Our explanation for these changes is that the X-rays induce a change in the nature of the calcite–ethanol bonding. First, the high energy of the beam provokes the release of CO₂ from the carbonate of the calcite, as happens when an electron beam interacts with calcite (Baer & Blanchard, 1993; Stipp et al., 1992). This creates a layer or two of calcium oxide. The density of CaO is 3.35 g cm⁻³. The layer is likely to be inhomogeneous, so an average of the densities of CaO and calcite (2.71 g cm⁻³) is consistent with the value we obtain from the XR for the top calcite layers: 3.0 g cm⁻³ (Table 1). The beam also provokes a shift from the hydrogen bonding of the ethanol with the carbonate groups to a more covalent type of bonding with the O atoms in the new CaO layer.

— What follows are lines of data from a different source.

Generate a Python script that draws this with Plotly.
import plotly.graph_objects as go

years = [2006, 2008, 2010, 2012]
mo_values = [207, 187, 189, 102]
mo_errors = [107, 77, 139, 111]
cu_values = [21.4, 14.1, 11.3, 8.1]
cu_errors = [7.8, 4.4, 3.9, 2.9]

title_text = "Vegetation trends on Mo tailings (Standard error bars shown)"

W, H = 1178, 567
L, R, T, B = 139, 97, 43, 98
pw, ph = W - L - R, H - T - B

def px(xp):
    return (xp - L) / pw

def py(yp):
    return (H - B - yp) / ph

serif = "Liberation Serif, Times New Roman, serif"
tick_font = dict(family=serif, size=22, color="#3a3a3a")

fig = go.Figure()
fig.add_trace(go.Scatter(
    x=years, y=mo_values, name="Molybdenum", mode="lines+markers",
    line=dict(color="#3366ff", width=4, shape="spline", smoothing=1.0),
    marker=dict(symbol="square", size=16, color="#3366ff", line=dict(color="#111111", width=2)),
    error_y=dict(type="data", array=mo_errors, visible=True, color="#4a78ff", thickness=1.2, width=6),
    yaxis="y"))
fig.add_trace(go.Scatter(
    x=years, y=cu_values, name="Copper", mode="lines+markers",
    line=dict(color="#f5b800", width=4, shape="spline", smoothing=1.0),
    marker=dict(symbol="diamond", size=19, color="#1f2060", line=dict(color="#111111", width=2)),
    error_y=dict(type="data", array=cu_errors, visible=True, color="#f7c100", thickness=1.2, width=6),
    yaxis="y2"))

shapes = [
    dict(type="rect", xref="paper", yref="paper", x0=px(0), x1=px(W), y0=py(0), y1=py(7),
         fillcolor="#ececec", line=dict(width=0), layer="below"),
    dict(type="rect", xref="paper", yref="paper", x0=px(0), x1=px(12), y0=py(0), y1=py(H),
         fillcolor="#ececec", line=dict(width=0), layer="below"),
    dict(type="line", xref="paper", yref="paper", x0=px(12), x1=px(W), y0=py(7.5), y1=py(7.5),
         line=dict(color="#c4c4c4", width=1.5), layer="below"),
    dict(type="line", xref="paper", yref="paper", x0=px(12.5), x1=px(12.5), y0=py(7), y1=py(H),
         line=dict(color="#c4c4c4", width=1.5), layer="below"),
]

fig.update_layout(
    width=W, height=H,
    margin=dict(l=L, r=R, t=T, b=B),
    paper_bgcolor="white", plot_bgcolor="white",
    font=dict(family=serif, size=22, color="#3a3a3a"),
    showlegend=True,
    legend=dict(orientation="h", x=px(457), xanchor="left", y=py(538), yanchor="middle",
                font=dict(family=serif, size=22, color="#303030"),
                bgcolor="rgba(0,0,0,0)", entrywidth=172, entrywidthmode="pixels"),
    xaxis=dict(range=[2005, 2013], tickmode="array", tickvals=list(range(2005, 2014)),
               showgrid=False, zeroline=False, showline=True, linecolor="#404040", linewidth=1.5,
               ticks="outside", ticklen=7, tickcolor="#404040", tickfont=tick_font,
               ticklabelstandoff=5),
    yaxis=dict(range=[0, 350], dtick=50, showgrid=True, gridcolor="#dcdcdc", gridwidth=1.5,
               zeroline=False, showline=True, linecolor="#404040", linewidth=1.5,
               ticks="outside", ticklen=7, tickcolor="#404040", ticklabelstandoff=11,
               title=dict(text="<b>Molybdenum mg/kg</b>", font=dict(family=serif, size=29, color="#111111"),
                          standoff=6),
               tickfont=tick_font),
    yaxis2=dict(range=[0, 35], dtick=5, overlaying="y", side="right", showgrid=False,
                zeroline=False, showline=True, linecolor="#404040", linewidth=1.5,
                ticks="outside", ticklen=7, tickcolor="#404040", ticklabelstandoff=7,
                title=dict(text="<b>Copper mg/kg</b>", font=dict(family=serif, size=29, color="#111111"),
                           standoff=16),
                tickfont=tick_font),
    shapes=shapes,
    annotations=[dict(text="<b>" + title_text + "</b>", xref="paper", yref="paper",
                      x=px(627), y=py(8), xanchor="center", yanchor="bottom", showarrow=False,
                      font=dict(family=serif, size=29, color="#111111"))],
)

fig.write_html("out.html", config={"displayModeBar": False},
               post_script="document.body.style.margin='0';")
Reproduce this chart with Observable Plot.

The stronger nature of the bond, i.e. that the ethanol has undergone a reaction, explains why, under vacuum, it does not desorb from the radiated area, while the ethanol in the non-radiated surface does. Such covalent bonding could also explain the shift of the peak from 287 eV towards higher binding energy. Compared with a monolayer of ethanol, the FWHM becomes 8% wider in the exposed sample, reflecting a beam-induced change in the chemical environment of the carbon, likely from C—O bonding being replaced by at least some C—O—O. To account for the doubling of the intensity in that same peak, one can think that the radiated sample contains two reacted ethanol layers instead of a single ordered layer as for the dosed sample; XR shows no change in thickness of the ethanol layer attached to calcite, further evidence suggesting it has reacted. What XR shows, however, is a higher density layer, 1.3 g cm⁻³, instead of the 0.8 g cm⁻³ usual for ethanol. This is almost double, consistent with the double intensity for the C—O peak for the radiated area, suggesting that there is twice as much OH in the adsorbed layer.